- 8 Marks
BMIS – L1 – QD3 – Organisation culture in business
Identify Hofstede's dimension explaining differences in financial strategies between two countries.
Question
Hofstede identified ways or ‘dimensions’ in which the culture in organisations differs between countries.
Required
In each of the following four cases, which of the dimensions identified by Hofstede would explain the differences in culture between the two countries?
(a) In Country A, it is usual for the senior management of stock market companies to defer major expenditures in order to improve the reported current year profits. In Country B, it is common for the annual report of major stock market companies to explain at length the company’s strategies and commitment to plans for capital expenditure.
(b) In Country C, it is usual for investment banks to pay large annual cash bonuses to individual bankers on the basis of their performance in the year. In Country D, it is usual for similar banks to determine annual cash bonuses on the basis of performance by groups or teams within the bank.
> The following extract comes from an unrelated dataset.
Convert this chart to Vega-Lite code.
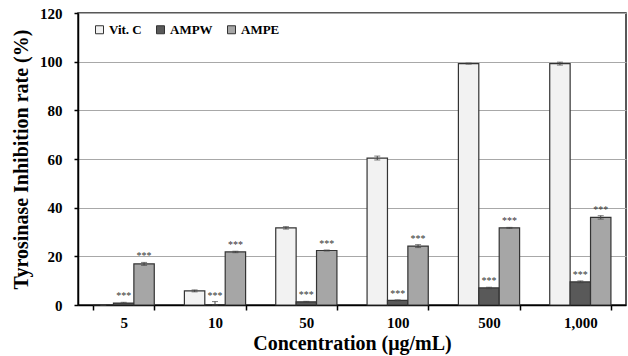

(c) In Country E, a much-praised quality of office workers such as accountants is an ability to turn up for work on time every day, regardless of difficulties with transport or weather. In Country F, late arrival at work due to transport problems is accepted as a normal fact of life, and poor time-keeping does not matter as long as the work gets done.
(d) In Country G, it is normal practice for decisions to be taken collectively and by consensus of management and employees. In Country H, it is the usual business culture for decisions to be taken by the boss without consultation with anyone else.